District Tech Centers?

February 11, 2015 -- Progress Thailand We've seen several incredible projects headed by equally incredible teams of people working hard to solve real problems with real, tangible solutions. Everything from reducing the costs of and dependency on chemical fertilizers, to bringing electricity and cooking gas to Thailand's most remote regions, to developing cheap, open source tools for precision agriculture, is being worked on and spread across Thailand's 76 provinces.

Small Tech Centers could be established in districts across Thailand with a simple computer and Internet connection and perhaps basic presentation technology to help spread ideas being developed elsewhere in the country without requiring teams and specialists to waste time traveling to all 76 of Thailand's provinces. Eventually, these district experts will make their own breakthroughs, and knowledge will begin flowing both ways.
At least two projects have begun conducting "clinics" where trained professionals travel the country, assisting local communities in the use of technology to improve their lives. Dr. Prateep Verapattananirund has invited us to at least 2 events -- a talk in Chainat and a soil clinic in Saraburi -- to show us the work he and the network he works with are doing.
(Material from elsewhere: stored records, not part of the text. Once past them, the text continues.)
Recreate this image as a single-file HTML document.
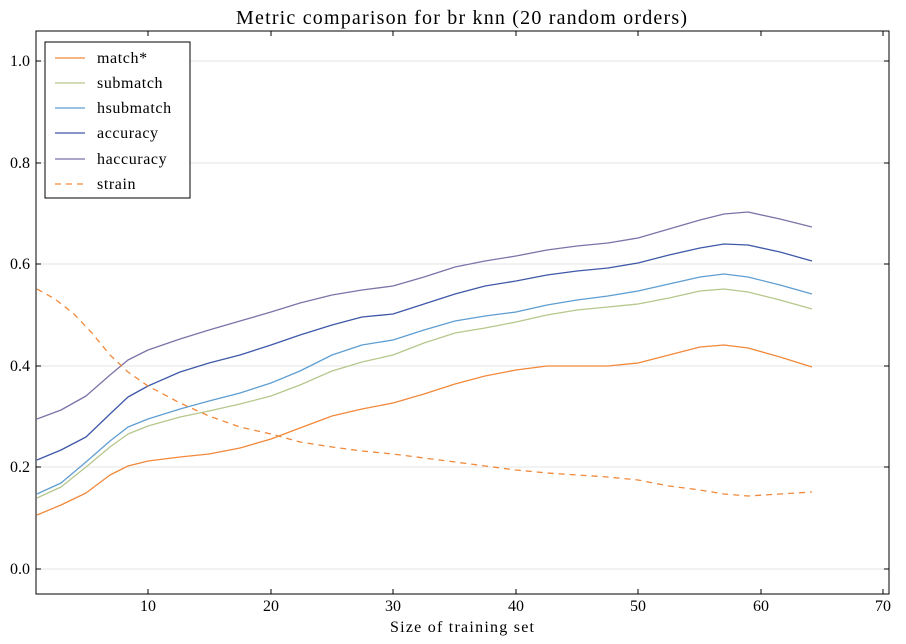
<!DOCTYPE html>
<html><head><meta charset="utf-8"><style>
body{margin:0;background:#fff;}
svg{display:block;font-family:"Liberation Serif","DejaVu Serif",serif;}
</style></head><body>
<svg width="906" height="644" xmlns="http://www.w3.org/2000/svg">
<rect width="906" height="644" fill="#fff"/>
<text x="236" y="24" font-size="20" textLength="451" lengthAdjust="spacing">Metric comparison for br knn (20 random orders)</text>
<g stroke="#e6e6e6" stroke-width="1">
<line x1="36" x2="889" y1="569" y2="569"/><line x1="36" x2="889" y1="467" y2="467"/>
<line x1="36" x2="889" y1="366" y2="366"/><line x1="36" x2="889" y1="264" y2="264"/>
<line x1="36" x2="889" y1="163" y2="163"/><line x1="36" x2="889" y1="61" y2="61"/>
</g>
<g fill="none" stroke-width="1.3" stroke-linejoin="round">
<polyline stroke="#f0893b" points="37,515 61,505 86,493 110,475 128,466 148,461 180,457 209,454 240,448 271,439 300,428 332,416 362,409 393,403 424,394 455,384 485,376 516,370 547,366 577,366 608,366 638,363 669,355 700,347 724,345 748,348 780,357 812,367"/>
<polyline stroke="#b6c78c" points="37,498 61,487 86,467 110,447 128,434 148,426 180,417 209,411 240,404 271,396 300,385 332,371 362,362 393,355 424,343 455,333 485,328 516,322 547,315 577,310 608,307 638,304 669,298 700,291 724,289 748,292 780,300 812,309"/>
<polyline stroke="#5f9ed1" points="37,494 61,483 86,462 110,441 128,427 148,419 180,409 209,401 240,393 271,383 300,371 332,355 362,345 393,340 424,330 455,321 485,316 516,312 547,305 577,300 608,296 638,291 669,284 700,277 724,274 748,277 780,285 812,294"/>
<polyline stroke="#3f58a8" points="37,460 61,450 86,437 110,414 128,397 148,386 180,372 209,363 240,355 271,345 300,335 332,325 362,317 393,314 424,304 455,294 485,286 516,281 547,275 577,271 608,268 638,263 669,255 700,248 724,244 748,245 780,252 812,261"/>
<polyline stroke="#7e72a8" points="37,419 61,410 86,396 110,375 128,360 148,350 180,339 209,330 240,321 271,312 300,303 332,295 362,290 393,286 424,277 455,267 485,261 516,256 547,250 577,246 608,243 638,238 669,229 700,220 724,214 748,212 780,219 812,227"/>
<polyline stroke="#f0893b" stroke-dasharray="6,5" points="37,289 55,299 74,314 92,333 110,355 128,372 148,386 180,403 209,416 240,427 271,434 300,442 332,447 362,451 393,454 424,458 455,462 485,466 516,470 547,473 577,475 608,477 638,480 669,486 700,490 724,494 748,496 780,494 812,492"/>
</g>
<rect x="36" y="31" width="853" height="563" fill="none" stroke="#000" stroke-width="1"/>
<g stroke="#000" stroke-width="1">
<line x1="148" x2="148" y1="594" y2="589"/><line x1="271" x2="271" y1="594" y2="589"/>
<line x1="393" x2="393" y1="594" y2="589"/><line x1="516" x2="516" y1="594" y2="589"/>
<line x1="638" x2="638" y1="594" y2="589"/><line x1="761" x2="761" y1="594" y2="589"/>
<line x1="148" x2="148" y1="31" y2="36"/><line x1="271" x2="271" y1="31" y2="36"/>
<line x1="393" x2="393" y1="31" y2="36"/><line x1="516" x2="516" y1="31" y2="36"/>
<line x1="638" x2="638" y1="31" y2="36"/><line x1="761" x2="761" y1="31" y2="36"/>
<line x1="883" x2="883" y1="31" y2="36"/><line x1="883" x2="883" y1="594" y2="589"/>
<line x1="36" x2="41" y1="569" y2="569"/><line x1="36" x2="41" y1="467" y2="467"/>
<line x1="36" x2="41" y1="366" y2="366"/><line x1="36" x2="41" y1="264" y2="264"/>
<line x1="36" x2="41" y1="163" y2="163"/><line x1="36" x2="41" y1="61" y2="61"/>
<line x1="889" x2="884" y1="569" y2="569"/><line x1="889" x2="884" y1="467" y2="467"/>
<line x1="889" x2="884" y1="366" y2="366"/><line x1="889" x2="884" y1="264" y2="264"/>
<line x1="889" x2="884" y1="163" y2="163"/><line x1="889" x2="884" y1="61" y2="61"/>
</g>
<g font-size="16" text-anchor="middle">
<text x="148" y="611">10</text><text x="271" y="611">20</text><text x="393" y="611">30</text>
<text x="516" y="611">40</text><text x="638" y="611">50</text><text x="761" y="611">60</text><text x="883" y="611">70</text>
</g>
<text x="390" y="632" font-size="16" textLength="144" lengthAdjust="spacing">Size of training set</text>
<g font-size="16" text-anchor="end">
<text x="30" y="574">0.0</text><text x="30" y="472">0.2</text><text x="30" y="371">0.4</text>
<text x="30" y="269">0.6</text><text x="30" y="168">0.8</text><text x="30" y="66">1.0</text>
</g>
<rect x="45" y="42" width="145" height="156" fill="#fff" stroke="#000" stroke-width="1"/>
<g stroke-width="1.3">
<line x1="55" x2="85" y1="58" y2="58" stroke="#f0893b"/>
<line x1="55" x2="85" y1="83" y2="83" stroke="#b6c78c"/>
<line x1="55" x2="85" y1="108" y2="108" stroke="#5f9ed1"/>
<line x1="55" x2="85" y1="133" y2="133" stroke="#3f58a8"/>
<line x1="55" x2="85" y1="159" y2="159" stroke="#7e72a8"/>
<line x1="55" x2="85" y1="184" y2="184" stroke="#f0893b" stroke-dasharray="6,5"/>
</g>
<g font-size="16" letter-spacing="0.6">
<text x="97" y="63">match*</text><text x="97" y="88">submatch</text><text x="97" y="113">hsubmatch</text>
<text x="97" y="138">accuracy</text><text x="97" y="164">haccuracy</text><text x="97" y="189">strain</text>
</g>
</svg>
</body></html>
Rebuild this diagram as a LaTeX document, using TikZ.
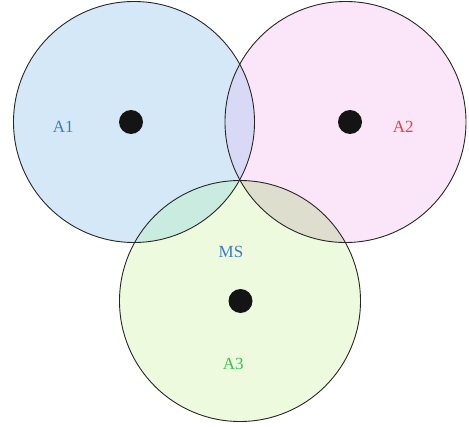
\documentclass[tikz,border=0pt]{standalone}
\usepackage{fontspec}
\setmainfont{Liberation Serif}
\usepackage{xcolor}
\definecolor{fillA}{HTML}{D5E8F7}
\definecolor{fillB}{HTML}{FAE6F8}
\definecolor{fillC}{HTML}{EEFADD}
\definecolor{fillAB}{HTML}{D7D9F5}
\definecolor{fillAC}{HTML}{CAEBDF}
\definecolor{fillBC}{HTML}{DEDECE}
\definecolor{txtblue}{HTML}{3B7DC3}
\definecolor{txtred}{HTML}{E8413A}
\definecolor{txtgreen}{HTML}{3DBE5A}

\begin{document}
\begin{tikzpicture}[x=1pt,y=-1pt,
    zone/.style={circle,draw=black!85,line width=0.9pt,minimum size=241pt,inner sep=0pt},
    dot/.style={circle,fill=black!92,minimum size=24pt,inner sep=0pt},
    lbl/.style={font=\fontsize{17}{17}\selectfont}]
    \useasboundingbox (0,0) rectangle (469,428);
    \coordinate (o1) at (134,122);
    \coordinate (o2) at (345.5,122);
    \coordinate (o3) at (240,301);
    % fills and overlaps
    \fill[fillA] (o1) circle (120.5pt);
    \fill[fillB] (o2) circle (120.5pt);
    \fill[fillC] (o3) circle (120.5pt);
    \begin{scope}
        \clip (o1) circle (120.5pt);
        \fill[fillAB] (o2) circle (120.5pt);
        \fill[fillAC] (o3) circle (120.5pt);
    \end{scope}
    \begin{scope}
        \clip (o2) circle (120.5pt);
        \fill[fillBC] (o3) circle (120.5pt);
    \end{scope}
    % outlines
    \node[zone] (a1) at (o1) {};
    \node[zone] (a2) at (o2) {};
    \node[zone] (a3) at (o3) {};
    % dots
    \node[dot] (d1) at (131,122) {};
    \node[dot] (d2) at (350,122) {};
    \node[dot] (d3) at (240.5,301) {};
    % labels
    \node[lbl,text=txtblue] (l1) at (63.3,126.5) {A1};
    \node[lbl,text=txtred] (l2) at (403.3,126.5) {A2};
    \node[lbl,text=txtblue] (ms) at (231,252) {MS};
    \node[lbl,text=txtgreen] (l3) at (233.3,364) {A3};
\end{tikzpicture}
\end{document}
By testing soil samples brought to the clinic for nutrient testing, farmers can finely tune their fertilizer use, usually reducing costs by as much as 50%. 

Proof of concept is no longer an issue. The next step is figuring out a way to spread this technique, as well as finding a way to continuously update and improve the process. Eventually, eliminating dependency on chemical fertilizers altogether may be a possibility, but only if knowledge, news, and techniques can be easily shared.



The team behind the solar/biogas grid in Pa Deng, Phetchaburi also travels the country extensively to share their knowledge and help communities either establish, improve, or repair their alternative energy infrastructure. The amount of time, energy, and resources spent traveling could be significantly reduced if there was an established network leveraging the latest in communication technology to bring their words and wisdom across the country at lightspeed.

And while some of the precision agriculture tools we've covered in the past are still in the developmental phase, when they go online, their adoption and proliferation will also face the same challenges.

Enter the District Tech Center 

We already discussed mobile precision agriculture services that could be set up in each district or even village, were otherwise expensive and technically complicated tools could not be afforded or used by individual farmers. The service provider, not unlike operators of large, expensive harvesting machines already common in rural Thailand, would collect fees in exchange for analyzing soil, mapping fields, setting up mobile weather stations, and automated, solar-powered agricultural equipment like irrigation pumps.

What if together with this service was a tech center -- a simple building (newly built or already existing) with little more than an Internet connection, a computer, and a meeting room where in addition to providing services for local farmers, service providers could connect with innovators and leaders in respective fields working to improve the tools these service providers use.

Conferences and consolations can be conducted online, allowing innovators to spend the majority of their time either innovating, or sharing their innovations rather than traveling. The creation of tech centers also encourages the creation of local innovation leaders and encourages a culture of problem solvers based on collaboration.

A central Bangkok-based forum would gather intellectual and technological resources to disseminate to provincial and district Tech Centers. Each Tech Center would include a core platform allowing it to communicate with others and Bangkok, and also include modules that are developed specifically for their surrounding communities.

The main feature of the tech center network is not necessarily the ordinary technology that connects it with others, but rather the actual people and purpose behind it.

For both "soil clinics" and "solar clinics," a next possible step could be establishing 2 or 3 district tech centers to demonstrate two important points. First, that a tech center providing services locally can be profitable, thus spurring others to voluntarily invest in and create additional centers. And second, to show the merits of connecting together a national network of practical technical problem solving. Soil and solar "sessions" conducted at a tech center in Saraburi, but broadcast from Phetchaburi or Bangkok, would be a good first "proof of concept."

The diversity and flexibility of these tech centers as services and as an educational and communication hub will be key to their long-term survival and appeal to investors and institutions seeking to donate money toward real solutions.

In the future, we may even imagine a Thai version of MIT's very successful "Fab Lab" network that is now an international network. Fab Labs are tech centers to the extreme, where local schools, designers, and engineers can work on projects using cutting edge personal manufacturing technology like CNC machining, laser cutters, and 3D printing. Virtually any idea to solve any given problem can be fabricated at a "Fab Lab."

District tech centers might evolve into a similar network, unlocking limitless possibilities for improving and enriching the lives of the communities they are built in.